Jeffrey M. Kenkel, M.D., FACS
What procedure would be used to obtain tight skin on my face? I've been doing facial exercises for awhile now and I'm still not seeing much results. Are facial exercises suppose to work? Does something like the Face Fitness Formula actually work to lose the look of fat in my face and obtain a look of thin face? Or will I have to go under the knife and get plastic surgery done to obtain a look of a thin and tight face? I would appreciate answers. Thanks.
Tightening the skin can be done but there are many factors to consider. The type of skin you have, the degree of skin laxity, your medical history and what your goals are all considerations. We have some nonsurgical devices that do tighten the skin to some degree but surgery remains the most predictable way to achieve it and the gold standard.
If you are looking to slim your face again a few questions. Are you overweight? Is it localized? For example, some people have fat in their necks and good overlying skin. These patients may be great candidates for liposuction of the neck which in many cases can be done in the office.
I'm considering a butt lift but I was wondering if there was anything I could get to make my butt a little bigger after getting a butt lift.
A "butt lift" can be accomplished in a number of different ways depending on what the problem is.
Flat, non-projecting buttock:
Filling the buttock with either your body's own fat or with an implant are the most common ways to address buttock deflation. There are pros and cons to each. While fat transfer to the buttock uses your own tissues, retention or "take" of the fat can be somewhat unpredictable and may require more than one treatment. Implants can give you the projection you want but are associated with a higher risk for wound problems and possible infections. Depending on how much "donor" fat you have and what your goals are will determine which is best for you.
in some cases, the above will improve this. In others, it may require removal of some skin around your hip to elevate your buttock.
See a board certified ASAPS member to review your options
Jeffrey Kenkel, MD
I am 5'9" and 145 pounds. I love my body but my hips seem to go out, then in, then out again at the thighs. I want to fill in what I call "the gap" that is taking away from the figure I want. I don't want to gain weight to have this done, I just want to have fat injections to fill in this area. Do you think I have enough fat at my weight to fill in the gap without having to gain extra weight?
Women often have a variable depression between their hips and outer part of their thighs. The outer silhouette can be improved with liposuction. Bringing the hip and outer thigh areas in and perhaps adding fat to this area are solutions to the situation you are experiencing.

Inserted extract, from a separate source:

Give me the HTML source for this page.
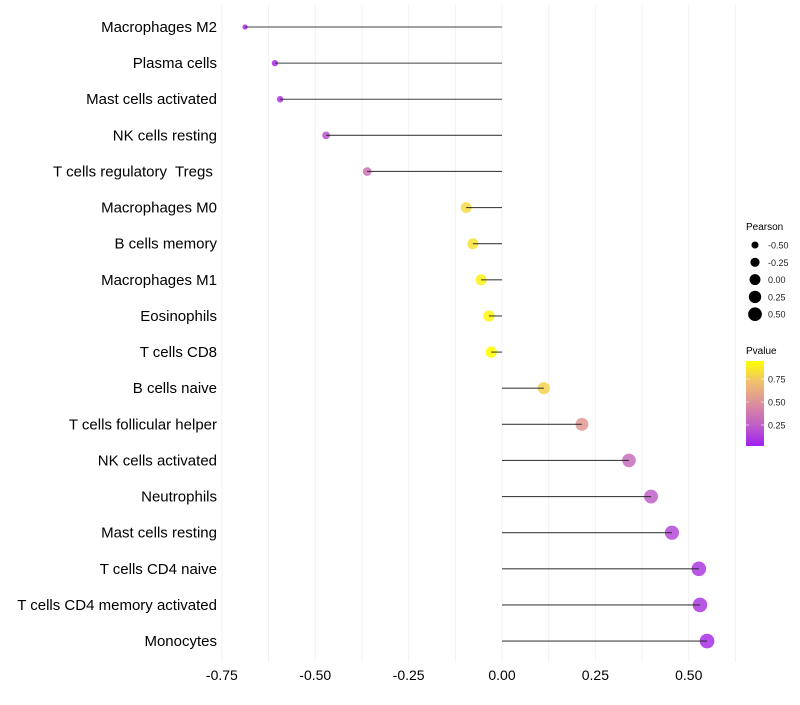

I would recommend seeing a board certified plastic surgeon who is an ASAPS member to discuss how this might be best handled for you.
Can a recent tummy tuck cause capsular contracture in a breast when the agumentation was done 10 months ago?
I am 48 years old and was just told by my plastic surgeon that I have capsular contracture of the right breast, stage 3, after only having had the surgery ten months ago. I have read that mammography cannot be performed in cases of capsular contracture. What are my options for breast cancer screening? Could a recent "tummy tuck" done 8 weeks ago, have caused capsular contracture?
Capsular contracture remains a challenging entity to treat as we still don't completely understand its origin. It is likely due to some type of bacterial infection which may not manifest itself for some time. It could be months or even years. It is thought that the implants may contain "biofilms" which are "indolent colonies" of bacteria that get activated. It is unlikely that the abdominoplasty caused this.
I would definitely go back and see your surgeon. There may be ways to try and improve this non-surgically. Ultrasound and even some medications may be helpful.
Capsular contracture does make it more difficult for mammography because the implant cannot be displaced for the exam. MRI can be used but is expensive and may have some false results associated with them.
What are the side effects of exposing newly lasered skin to sunlight (without applying sun block) during the healing period?
I had two laser sessions on some nevi and six non-ablative laser sessions on post acne scars. During treatment (6 months) I didn't apply sun block regularly. It was about 200 hours collectively of exposure to indirect sunlight coming from the window when indoors, or in a car, fluorescent light, and some direct sunlight. What are the risks of side effects? Is there a risk of malignancy (in skin or nevi) due to exposing freshly lasered skin to sun during its healing, as laser treatments make skin more sun sensitive?
It is hard to say specifically. Surface treatments remove some of the protective elements of the skin so you are a bit more sun sensitive which can lead to pigmentation and other aging changes. I don't feel the non-ablative treatments will put your skin at the same increased risk but still may have an effect. Cumulative sun exposure and "burning" can enhance your risk for malignancy.